The latest update of the IMF’s World Economic Outlook projects the Indian economic engine to chug ahead on full steam in the near term, growing by a phenomenal 7.5 percent and 7.7 percent over 2019 and 2020 respectively. In fact, India stands out among all major economies with the highest projected growth rates. Moreover, IMF and other India-watchers believe that India’s gravity-defying growth rates do not seem to be a flash in the pan, but is likely to be sustained over a considerable period.

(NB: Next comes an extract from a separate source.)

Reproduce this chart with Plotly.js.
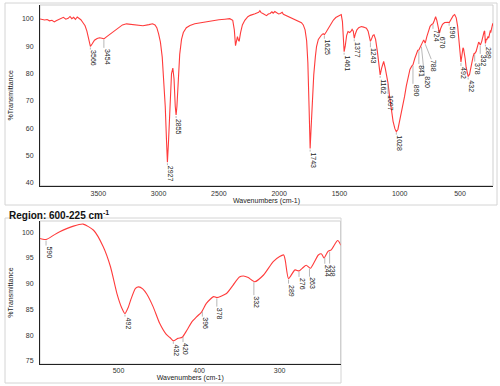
<!DOCTYPE html>
<html><head><meta charset="utf-8">
<script src="https://cdn.plot.ly/plotly-3.0.1.min.js"></script>
<style>html,body{margin:0;padding:0;background:#fff}#chart{width:500px;height:386px}</style>
</head><body><div id="chart"></div>
<script>
// ---------- data ----------
const wavenumber = [3984,3965,3945,3925,3905,3885,3865,3850,3830,3810,3790,3770,3750,3735,3720,3705,3690,3675,3660,3645,3630,3610,3595,3580,3566,3552,3532,3510,3490,3470,3454,3430,3400,3370,3340,3300,3266,3230,3180,3130,3080,3050,3030,3015,3000,2985,2970,2955,2945,2935,2927,2918,2905,2893,2882,2872,2862,2855,2848,2838,2825,2810,2795,2770,2740,2700,2650,2600,2550,2500,2450,2410,2385,2372,2362,2355,2346,2338,2332,2320,2305,2285,2260,2240,2220,2200,2185,2170,2160,2150,2135,2120,2105,2090,2075,2060,2050,2036,2020,2005,1990,1975,1965,1950,1930,1900,1870,1840,1815,1800,1785,1772,1762,1752,1743,1735,1725,1713,1700,1690,1675,1660,1649,1635,1625,1610,1590,1570,1550,1530,1510,1495,1485,1475,1468,1461,1452,1440,1429,1415,1405,1395,1385,1377,1368,1355,1340,1318,1300,1276,1262,1250,1243,1235,1222,1213,1200,1185,1170,1162,1150,1140,1133,1120,1105,1097,1085,1070,1055,1040,1028,1015,1000,985,973,960,945,931,915,900,890,875,862,850,841,832,820,810,801,792,788,775,760,748,735,724,712,702,692,680,670,660,645,627,610,598,590,580,573,556,544,531,519,510,502,496,492,488,485,479,475,470,465,457,449,441,436,432,426,421,415,409,403,397,391,382,378,366,358,350,345,339,331,320,308,300,295,293,289,281,276,272,267,262,252,248,245,240,236,228,224];
const transmittance = [100.0,99.8,99.6,99.8,99.3,99.5,98.9,99.3,99.8,100.4,100.6,99.9,100.2,100.9,100.1,100.6,99.8,100.7,100.2,99.7,98.8,97.5,95.5,93.0,89.9,90.8,92.2,92.8,93.1,92.9,92.7,93.5,94.5,95.7,96.8,97.8,98.2,98.0,97.6,97.5,97.9,98.2,97.8,96.8,94.5,91.5,86.0,77.0,68.0,56.0,47.5,55.0,72.0,80.0,82.0,78.0,68.0,64.8,68.0,77.0,87.0,92.5,95.0,96.8,97.6,98.2,98.6,99.0,99.4,99.7,99.9,100.1,99.5,96.0,90.2,91.5,93.5,92.2,91.8,95.0,97.8,99.5,100.8,101.3,101.5,101.9,102.2,102.4,103.0,102.3,102.0,101.6,101.2,101.8,102.0,102.6,102.1,102.7,102.2,101.8,102.0,102.4,101.7,101.4,101.0,100.6,100.0,99.4,98.6,97.8,96.0,92.0,84.0,68.0,52.5,60.0,72.0,79.5,86.0,89.9,92.5,93.6,94.1,94.6,94.2,95.2,96.8,98.3,99.6,100.5,101.1,101.5,101.6,99.0,93.0,88.0,90.0,94.0,95.4,95.0,95.4,96.2,95.5,92.9,94.5,96.0,96.8,97.2,97.0,96.6,95.5,93.0,91.8,92.5,94.0,94.2,92.5,88.0,82.0,79.5,82.0,84.0,84.4,82.0,78.5,76.5,72.0,67.0,62.5,59.8,58.7,59.5,62.5,65.5,68.0,71.5,75.5,78.9,81.5,82.7,83.2,85.5,87.4,88.5,88.6,89.6,90.2,91.5,92.3,91.5,91.1,93.5,96.0,97.3,98.0,98.2,99.5,100.8,99.5,96.5,94.8,96.5,98.0,98.7,98.9,98.8,98.6,99.5,100.1,101.2,101.6,100.4,97.2,93.3,88.1,85.3,84.2,85.4,86.8,89.1,89.4,89.0,88.0,85.5,82.3,80.2,79.5,78.9,79.4,79.6,81.0,82.6,83.6,84.5,86.2,87.5,87.3,88.1,89.7,91.3,91.5,91.2,90.4,91.7,94.3,95.3,95.6,94.5,91.0,92.7,92.5,93.0,93.6,93.0,95.6,95.8,95.0,96.3,96.6,98.4,97.5];

const topPeakLabels = [3566,3454,2927,2855,1743,1625,1461,1377,1243,1162,1097,1028,890,841,820,788,724,670,590,492,432,378,332,289];
const regionPeakLabels = [590,492,432,420,396,378,332,289,276,263,244,238];

const topXTicks = [3500,3000,2500,2000,1500,1000,500];
const topYTicks = [40,50,60,70,80,90,100];
const regionXTicks = [600,500,400,300];
const regionYTicks = [75,80,85,90,95,100];

const regionLimit = 610;

// ---------- styling (leader line lengths in px, horizontal leader offsets) ----------
const topLeaderPx = [2,8,2,2,2,3,2,2,5,2,10,2,18,13,29,15,4,2,2,3,2,7,8,2];
const topLeaderDx = [0,0,0,0,0,0,0,0,0,0,0,0,0,0,3,6,0,0,0,0,0,0,0,0];
const regionLeaderPx = [5,2,2,5,5,8,13,4,5,8,6,12];

const FONT = 'Arial, "Liberation Sans", sans-serif';
const RED = '#ff3b3b';

function interp(w){
  for(let i=0;i<wavenumber.length-1;i++){
    const a=wavenumber[i], b=wavenumber[i+1];
    if((w<=a && w>=b)){
      const t=(a-w)/(a-b);
      return transmittance[i]+(transmittance[i+1]-transmittance[i])*t;
    }
  }
  return transmittance[transmittance.length-1];
}

const regWn=[], regT=[];
wavenumber.forEach((w,i)=>{ if(w<=regionLimit){regWn.push(w);regT.push(transmittance[i]);} });

const traces = [
  {x:wavenumber, y:transmittance, xaxis:'x', yaxis:'y', type:'scatter', mode:'lines',
   line:{color:RED, width:1.1}, hoverinfo:'skip'},
  {x:regWn, y:regT, xaxis:'x2', yaxis:'y2', type:'scatter', mode:'lines',
   line:{color:RED, width:1.1, shape:'spline', smoothing:0.6}, hoverinfo:'skip'}
];

const shapes = [];
const annotations = [];

function addLabels(labels, leaders, dxs, xr, yr){
  labels.forEach((w,i)=>{
    const T = interp(w);
    const L = leaders[i];
    const dx = dxs ? dxs[i] : 0;
    shapes.push({type:'line', xref:xr, yref:yr, xsizemode:'pixel', ysizemode:'pixel',
      xanchor:w, yanchor:T, x0:0, x1:dx, y0:-1, y1:-(1+L),
      line:{color:'#9a9a9a', width:0.7}, layer:'above'});
    annotations.push({x:w, y:T, xref:xr, yref:yr, text:String(w), showarrow:false,
      textangle:90, xanchor:'center', yanchor:'top', xshift:dx+3, yshift:-(1+L),
      font:{family:FONT, size:7, color:'#222'}, borderpad:0});
  });
}
addLabels(topPeakLabels, topLeaderPx, topLeaderDx, 'x', 'y');
addLabels(regionPeakLabels, regionLeaderPx, null, 'x2', 'y2');

// frames
shapes.push({type:'rect', xref:'paper', yref:'paper', x0:0.010, x1:0.994, y0:1-205/386, y1:1-3/386,
  line:{color:'#d4d4d4', width:1}, layer:'below'});
shapes.push({type:'rect', xref:'x domain', yref:'y domain', x0:0, x1:1, y0:0, y1:1,
  line:{color:'#cfcfcf', width:1}, layer:'below'});
shapes.push({type:'rect', xref:'paper', yref:'paper', x0:0.010, x1:0.682, y0:1-383/386, y1:1-218/386,
  line:{color:'#d4d4d4', width:1}, layer:'below'});
shapes.push({type:'rect', xref:'x2 domain', yref:'y2 domain', x0:0, x1:1, y0:0, y1:1,
  line:{color:'#cfcfcf', width:1}, layer:'below'});

annotations.push({xref:'paper', yref:'paper', x:7/500, y:1-215/386, xanchor:'left', yanchor:'middle',
  text:'<b>Region: 600-225 cm<sup>-1</sup></b>', showarrow:false,
  font:{family:FONT, size:10, color:'#111'}});

const axisCommon = {showgrid:false, zeroline:false, showline:true, linecolor:'#222', linewidth:1,
  ticks:'', ticklabelstandoff:1, tickfont:{family:FONT, size:7, color:'#333'}, fixedrange:true};

const layout = {
  width:500, height:386, margin:{l:0,r:0,t:0,b:0},
  paper_bgcolor:'#fff', plot_bgcolor:'#fff', showlegend:false,
  font:{family:FONT, size:7, color:'#222'},
  xaxis:Object.assign({}, axisCommon, {domain:[0.08,0.986], range:[3984,226], tickvals:topXTicks,
    anchor:'y', title:{text:'Wavenumbers (cm-1)', font:{family:FONT,size:7,color:'#222'}, standoff:0}}),
  yaxis:Object.assign({}, axisCommon, {domain:[1-185.7/386, 1-5/386], range:[38.9,105.1], tickvals:topYTicks,
    ticklabelstandoff:4, anchor:'x', title:{text:'%Transmittance', font:{family:FONT,size:7,color:'#222'}, standoff:7}}),
  xaxis2:Object.assign({}, axisCommon, {domain:[0.08,0.681], range:[597.5,224.5], tickvals:regionXTicks,
    ticklabelstandoff:0, anchor:'y2', title:{text:'Wavenumbers (cm-1)', font:{family:FONT,size:7,color:'#222'}, standoff:0}}),
  yaxis2:Object.assign({}, axisCommon, {domain:[1-364/386, 1-221/386], range:[74.4,102.2], tickvals:regionYTicks,
    ticklabelstandoff:4, anchor:'x2', title:{text:'%Transmittance', font:{family:FONT,size:7,color:'#222'}, standoff:7}}),
  shapes:shapes, annotations:annotations
};

Plotly.newPlot('chart', traces, layout, {displayModeBar:false, staticPlot:true});
</script></body></html>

Supporting the growth story is the strong momentum being seen in mining, manufacturing, and related sectors. Aided by rising aggregate demand of a rising population (much of which is young), and an enabling policy environment, the secondary sector has been growing fast and shall continue to retain its momentum. Gross Fixed Capital Formation, which represents investments in fixed assets has increased by 10.44 percent between FY16 and FY18. Besides, during the first six months of the current financial year (April–September 2018), Gross Value Added from manufacturing grew 14.8 percent year-on-year at current prices to touch about Rs 139 trillion.
Within the secondary sector, several industries have been able to grow and attract investments drawing on commodities. In fact, the role of an assured supply of commodities at stable prices has been very significant in the growth trajectory of any economy in its development phase, which is reflected in India now. The sector-wise composition of FDI flow in India in the last 18 years clearly shows that high levels of investments (and by extension, resultant value addition) have flown into industries which are structurally very commodity intensive.
What does it mean for these industries? The commodity-intensity of India’s industrial growth story means that the stability and growth of India’s commodity market will continue to play an important role to sustain India’s industries. Besides, with a strong relation between the metal and mining industry and a host of user industries, the growth in metal and mining sector would continue to act as a catalyst for the development of other core industries like power, steel, cement, etc., which, in turn, are critical for the overall development of the economy. Here too, the role of India’s commodity market and its ability to supply key raw materials to industries cannot be overemphasized.
Risks in commodity markets and their management
The metal industry, and all industries exposed to metals, face several risks: one common risk being the uncertainty associated with volatile metal prices. Uncertainties around monetary and fiscal policies of developed countries, tentative revival in global industrial demand, slowdown in major metal-consuming economies such as China, etc. continue to translate into uncertainties in the metal sector. Added to these are the unforeseen changes in the domestic economy in India, changes in duty structure and applicable taxation rates, which add to the uncertainty.
These uncertainties add to high and continued volatility in metal prices. Annualized price volatility in 2018 across MCX futures contracts in copper was 19 percent, for nickel 27 percent, aluminum 18 percent, lead 22 percent, and zinc 23 percent. The Thomson Reuters-MCX iCOMDEX Base Metals Index, which tracks the prices of five base metals traded on MCX showed a gap of more than 28 percent between its lowest and highest points during 2018, also indicates the time and reasons for sharp movement in metal prices), mirroring the gyrations in global metal prices and currency exchange rates.
Evidently, none of the industries using these metals have margins at levels such as these, and so, such volatilities are not only capable of wiping out their margins but at times can also pose threats to the existence of such enterprises – in turn posing huge risk to the economy as a whole. Even the Reserve Bank of India’s biannual Financial Stability Report identifies commodity price risks as one of the key risks that need to be monitored and mitigated, the absence of which can even lead to systemic risks in the economy. In fact, the June 2018 and December 2018 versions of this report had both classified commodity price risk within the ‘high risk’ category.
Risk Management on Exchange Platform
The growing sophistication in financial instruments and ability of the financial market to link to the commodity market and provide appropriate solutions, has led to the development and popularisation of market-based risk management tools such as commodity futures, options and swaps. Worldwide, these tools have enabled some of the most effective risk management practices today. These tools are not only cheaper compared to other alternatives, but also are some of the most effective instruments in managing price volatilities. Exchange-traded commodity derivatives are increasingly getting popular in the Indian corporate sector, including among the small enterprises. The volumes of commodities traded by Indian companies, reflecting the risks that these companies are exposed to, have meant that exchange-traded derivatives are meeting a big unmet demand to hedge their risks at low costs.
Significance of Commodity Exchanges Continues…
As elucidated above, the demand for metals, and therefore, a mechanism for their price discovery and risk management, would continue to remain high for a fast-growing country like India. As such, commodity exchanges offering a platform for price discovery and risk management would continue to exist and grow. An Exchange such as MCX, which has been providing such a platform for years, can enable Indian metal stakeholders stand up to the opportunity of meeting the emerging high metal demand as well as the challenge of facing price volatility and heightened competitiveness. In doing so, the metal derivatives market and institutions like commodity exchanges can play a critical role in heralding a new India with a big, deep and diversified industrial base.